All in all, if you want to claim that the power of Christian belief alone can account for these findings, I think the burden of proof is squarely on your shoulders.


A better title would be “Economic Development and Investment has Lasting Influence”. (Brought to you by Obvious Publishing, Inc.)

Isn’t that what civilization is all about?


Wow, someone didn’t like my comment!

So I’ll try again...

What the article is discussing is an effect of civilization. Humans invest in things to create lasting effects.

Perhaps the best documentation on this theory is Porter’s Diamond [0], which helps explain things like Silicon Valley for tech, HOUSTON for Oil & Gas, or car builders in Northern Italy.

If we didn’t see these effects, then there would be no way to advance civilization. Put another way, there have to be lasting effects a good part of the time, or we’d still live back in the Stone Age. My frustration is that the author seems to think this is amazing place, despite the fact that it can be found all over the world. Another example would be London for finance, and Switzerland for banking.

[0] https://www.investopedia.com/terms/p/porter-diamond.asp


10 years of additional education for 10% more income? How is that worth it?


people living near the ruins of Jesuit missions complete 10 to 15 percent more years of education and earn 10 percent more

Are you making a joke that I don't get, or did you skip over the first occurrence of "percent"?


Didn’t see percent. Thanks.


I know the article isn’t attempting to portray the Jesuits as good actors, but from a basic human context, the indigenous Guarani didn’t care about being Western-educated or earning high incomes or need these things before their subjugation by the Spaniards.

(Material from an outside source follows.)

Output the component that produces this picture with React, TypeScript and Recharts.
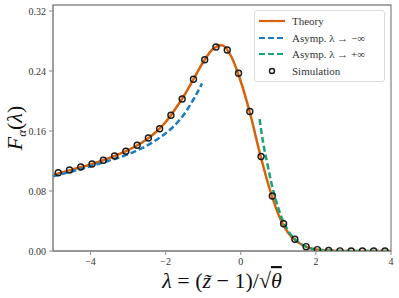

Their original way of life was destroyed and they were forced to comply with the Jesuits or any other conquest-seeking organization.

This is like one society(A) conquering a perfectly functioning desert dwelling culture(B) that was previously unconcerned with A and teaching B how to swim the butterfly stroke because being a good butterfly swimmer leads to prosperity in society A’s socioeconomic system. This now valuable training was passed on through the generations of B and today they are good swimmers and more prosperous in the new society then those who historically didn’t get the lesson. And we look at this correlation to say that investments in swimming is a good thing and pat ourselves on the back. Ok.


I know you are getting down voted but I think there is a valid point to be taken into consideration here. It seems like the evaluation of how these groups of people are doing today is being see through the lens of our own biased ideals of what "better" is. Sometimes I wonder about some of the indigenousness peoples that have been effectively wiped out around the world what if we had a "prime directive" and let them develop on their own? Could they have founded a civilization that perhaps is "better" in other ways. Maybe one that lives more harmoniously with the environment rather than cooking the planet? Just something to think about.


> through the lens of our own biased ideals of what "better" is

I agree that thinking about ideas like that is important, but I have to point out that it's not like the entire planet was conquered by a single culture, only large parts of it were conquered by the European powers. Civilizations were founded in many different places, and the rare existing cultures who eschewed trade and weren't conquered haven't developed in a long time. There is actually a question as to whether they live a generally more fulfilling life than we do, but that wouldn't be because they developed a better way, instead it's that they didn't develop at all.


Yes, I see both sides of the argument, but it is intriguing to think about, say for example if the Inca empire had continued to develop? I was reading about their system of communication that involved the Quipu which used a series of knots on strands of twine. Runners would carry them between cities, sort of a human pony express but the medium was knots on twine. What if that technology had continued to evolve replacing the knots eventually with more sophisticated coding methods and so on. The Quipunet :) Just fun sometimes to ponder.